Openness is key to DGI, Hall says. “There are a large number of data governance solutions on the market today and we have absolutely no intention to overrun the positon those vendors have and the capabilities they’re currently delivering,” he says. Instead, Hortonworks is looking to “enrich and augment” the existing data governance solutions on the market and to allow them to integrate with DGI through open APIs.

However, vendors that are currently targeting Hadoop with their data governance wares may be threatened. The idea that Hadoop users will be OK with having run all of their YARN workloads managed through a single data governance tool that’s controlled by a third party will not get much traction in the long run, Hall says.

“There are two chances of that happening: slim and none,” he says. “What we’re doing is very consistent with the corporate culture of Hortonworks. We’re going back to innovate at the core. [We’re asking], how do we make sure that as we mount these new engines in YARN that we’re looking at consistent audit, security and metadata tagging so that you can ensure that, regardless of where your entry point is–third party vendor tooling, direct tooling from Hadoop– that you get consistent audit informant, and that your security policies are applied consistently across all those engines.”

It’s not an easy problem to address, and there are many aspects that need to be looked at. For example, while a given person or application may have been granted role-based access to a certain data set, they may be barred from mixing that data with other data, even if the data has been anonymized. Such data mixing can result in “re-personalization” of datasets, and lead the Hadoop user afoul of laws and regulations. Companies dealing with the data of EU residents, in particular, have to follow very strict rules covering the movement of that data outside of geographic zones.

Hortonworks aims to help address these challenges by adopting so-called attribute-based access control (ABAC) capabilities within the DGI deliverable. ABAC would complement existing role-based access control (RBAC) capabilities, and work all the way down to the column level.

Metadata tagging is another challenge that will be addressed in DGI. Existing tools, such as Apache Falcon, enable users to apply metadata tags to data arriving at a certain frequency. For incoming data that is more ad hoc, “there will be capability for the data governance czar or the data wrangler … to tag that dataset and pull from existing data classification schemes and leverage those,” Hall says.

hortonworks logoHortonworks hopes to have a working prototype of DGI available soon, and to have a technology preview available before the end of the first quarter, with general availability of the first release targeted for the second half of the year. The company intends that development of DGI will follow a three-part plan, much like its Stinger Initiative for improving Hive. More information on features and functinlity will be shared at the upcoming Strata+Hadoop World conference taking place next month in San Jose, California.

Backed by a large open source community, Hadoop has evolved quickly but somewhat erratically. It’s a relatively young but very promising code base that needs hardening and maturation before it will fit comfortably into the corporate enterprise. It was inevitable that the DGI project, or something else like it, came along to take some of the edge off the places where Hadoop was meeting resistance. But it sounds like Hortonworks will be mindful not to take too much metal off the blade.

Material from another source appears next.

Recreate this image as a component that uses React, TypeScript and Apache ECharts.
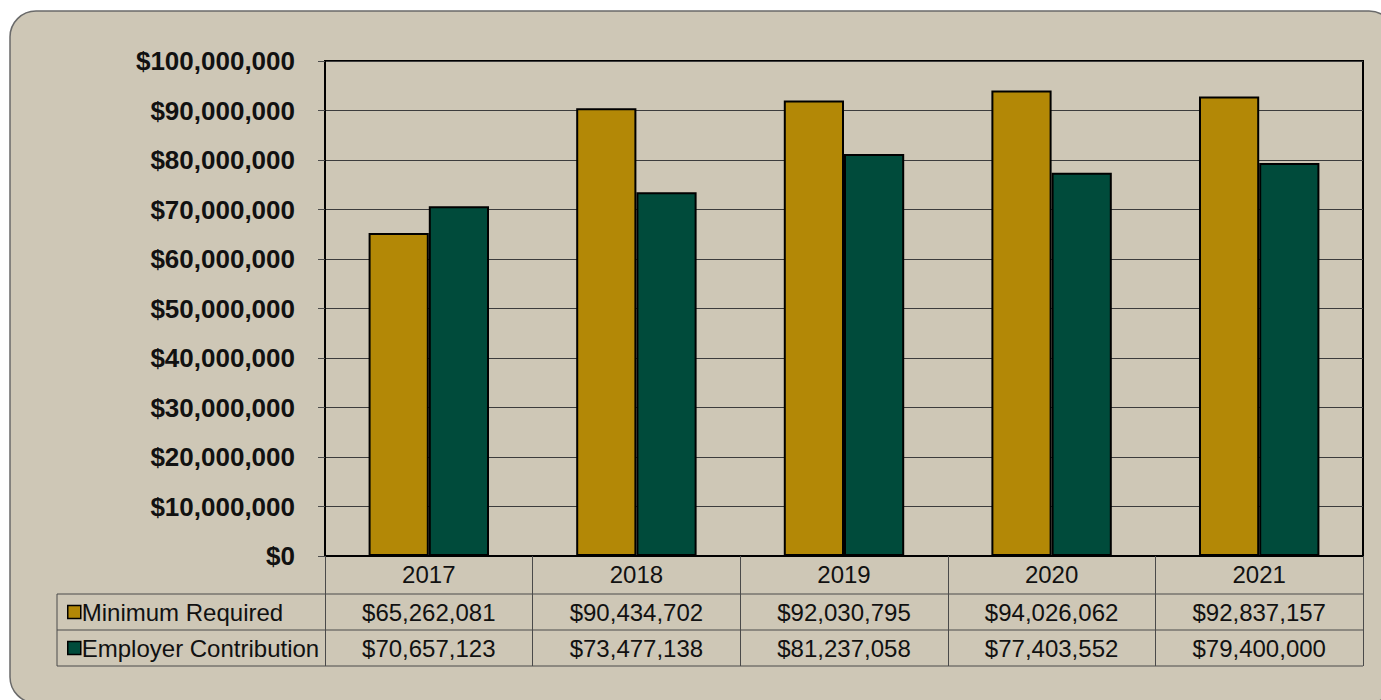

“You know that drawer in your kitchen?” Hall asks. “The junk drawer. We don’t want Hadoop to turn into that. Nobody wants that… It doesn’t need to be the Wild West.” While nobody is looking to make Hadoop as rigid as an RDBMS, there needs to be some more structure applied to the data stored in Hadoop, he says.

“It gets to the point where data is ingested into Hadoop, and then it becomes like a black box,” Hall continues. “Product X says ‘Yes the data has landed within the Hadoop infrastructure.’ But who touched it, how did they massage it through the quality processes, how did they cleanse it, how did they curate data sets? They lose visibility into all those intermediate and interim steps.  We’d like to shine a bright light on all of that stuff and make sure that those existing products get that level of visibility, which is why the integration APIs we’re building for this initiative are fundamentally baked into the core.”